I am not a reader who has an urge to know about authors’ private lives and I’m wary of a media culture that pushes the cultish adulation of writers. The nuance and profundity of what a writer can communicate in words on a page are often lost in the translation that happens between creative work and the adoring audience via the conduit of the insensitive, ill-informed and and often disinterested interviewer.
Yet, earlier this year, I went specifically to the Desert Island Discs podcast to see whether the writer Deborah Levy had been interviewed. I wondered what sort of music she liked. Not long ago, a friend sent me a link to a gentle mini documentary about Deborah Levy, which I liked so much I watched more than once, so that I could catch some of the author’s quotes. In the Desert Island Discs podcast that features her I was amazed to discover that there was a recording of Nkosi Sikelel’ iAfrika sung by Sol Plaatje. This is not a new and hidden fact, just one that had escaped me.

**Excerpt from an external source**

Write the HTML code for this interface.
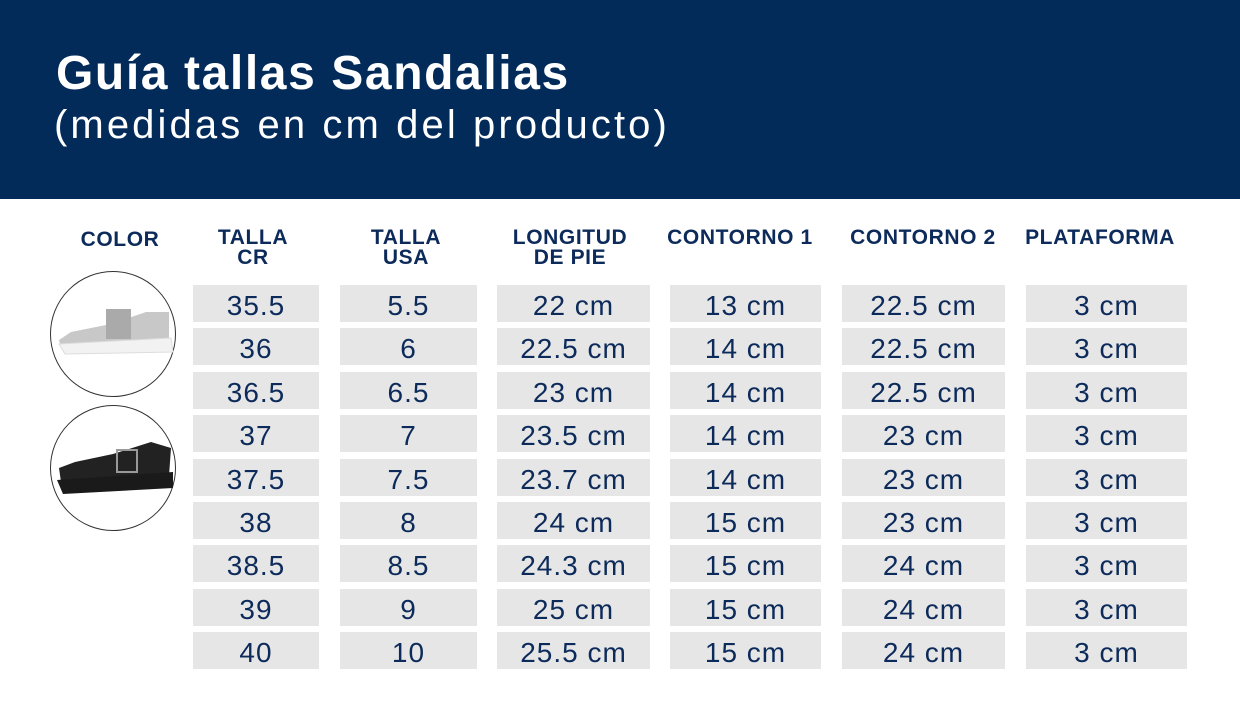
<!DOCTYPE html>
<html><head><meta charset="utf-8"><style>
*{margin:0;padding:0;box-sizing:border-box}
body{width:1240px;height:720px;background:#fff;position:relative;overflow:hidden;font-family:"Liberation Sans","DejaVu Sans",sans-serif;color:#0d2b5a}
.hdr{position:absolute;left:0;top:0;width:1240px;height:199px;background:#022b5a}
.t1{position:absolute;left:56px;top:46px;font-size:48px;font-weight:bold;color:#fff;letter-spacing:1.6px}
.t2{position:absolute;left:54px;top:103px;font-size:40px;color:#fff;letter-spacing:3.1px}
.h{position:absolute;font-weight:bold;font-size:21px;line-height:20px;text-align:center;color:#0d2b5a;letter-spacing:0.6px}
.c{position:absolute;height:37px;background:#e6e6e6;text-align:center;font-size:28px;line-height:41px;color:#0d2b5a;letter-spacing:1px}
.circ{position:absolute;width:126px;height:126px;border:1.3px solid #333;border-radius:50%;left:50px}
</style></head><body>
<div class="hdr"></div>
<div class="t1">Guía tallas Sandalias</div>
<div class="t2">(medidas en cm del producto)</div>
<div class="h" style="left:60px;width:120px;top:230px">COLOR</div>
<div class="h" style="left:193px;width:120px;top:228px">TALLA<br>CR</div>
<div class="h" style="left:346px;width:120px;top:228px">TALLA<br>USA</div>
<div class="h" style="left:495px;width:150px;top:228px">LONGITUD<br>DE PIE</div>
<div class="h" style="left:650px;width:180px;top:228px">CONTORNO 1</div>
<div class="h" style="left:833px;width:180px;top:228px">CONTORNO 2</div>
<div class="h" style="left:1010px;width:180px;top:228px">PLATAFORMA</div>
<div class="circ" style="top:271px">
<svg width="124" height="124" viewBox="0 0 124 124"><path d="M8 68 L20 60 L60 52 L95 40 L118 40 L118 70 L60 78 L10 76Z" fill="#c8c8c8"/><rect x="55" y="37" width="25" height="30" fill="#aaa"/><path d="M8 72 L120 66 L122 80 L14 82Z" fill="#f2f2f2" stroke="#ddd"/></svg></div>
<div class="circ" style="top:405px">
<svg width="124" height="124" viewBox="0 0 124 124"><path d="M8 62 L24 56 L62 48 L100 36 L120 42 L118 70 L60 78 L10 76Z" fill="#222"/><rect x="66" y="44" width="20" height="22" fill="none" stroke="#999" stroke-width="2"/><path d="M6 74 L122 66 L122 82 L12 88Z" fill="#1a1a1a"/></svg></div>
<div id="g"></div>
<script>
var cols=[[193,126],[340,137],[497,153],[670,151],[842,163],[1026,161]];
var d=[["35.5","5.5","22 cm","13 cm","22.5 cm","3 cm"],["36","6","22.5 cm","14 cm","22.5 cm","3 cm"],["36.5","6.5","23 cm","14 cm","22.5 cm","3 cm"],["37","7","23.5 cm","14 cm","23 cm","3 cm"],["37.5","7.5","23.7 cm","14 cm","23 cm","3 cm"],["38","8","24 cm","15 cm","23 cm","3 cm"],["38.5","8.5","24.3 cm","15 cm","24 cm","3 cm"],["39","9","25 cm","15 cm","24 cm","3 cm"],["40","10","25.5 cm","15 cm","24 cm","3 cm"]];
var h="";for(var r=0;r<9;r++){var y=285+r*43.4;for(var c=0;c<6;c++){h+='<div class="c" style="left:'+cols[c][0]+'px;width:'+cols[c][1]+'px;top:'+y+'px">'+d[r][c]+'</div>';}}
document.getElementById("g").innerHTML=h;
</script>
</body></html>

But what really struck me in the interview with Levy was this thing she said about how, when her father was arrested – a noble arrest, though I doubt that makes a difference to a child whose parent is suddenly no longer at home – her mother encouraged her to be brave, but that:
‘where you have a stiff upper lip, you often have a quivering lower lip’
I was born into anger. Anger was the element in which my family operated. I was surrounded by it. It was a currency, a tool for effecting compliance to rules none of us – neither children nor adults – truly understood.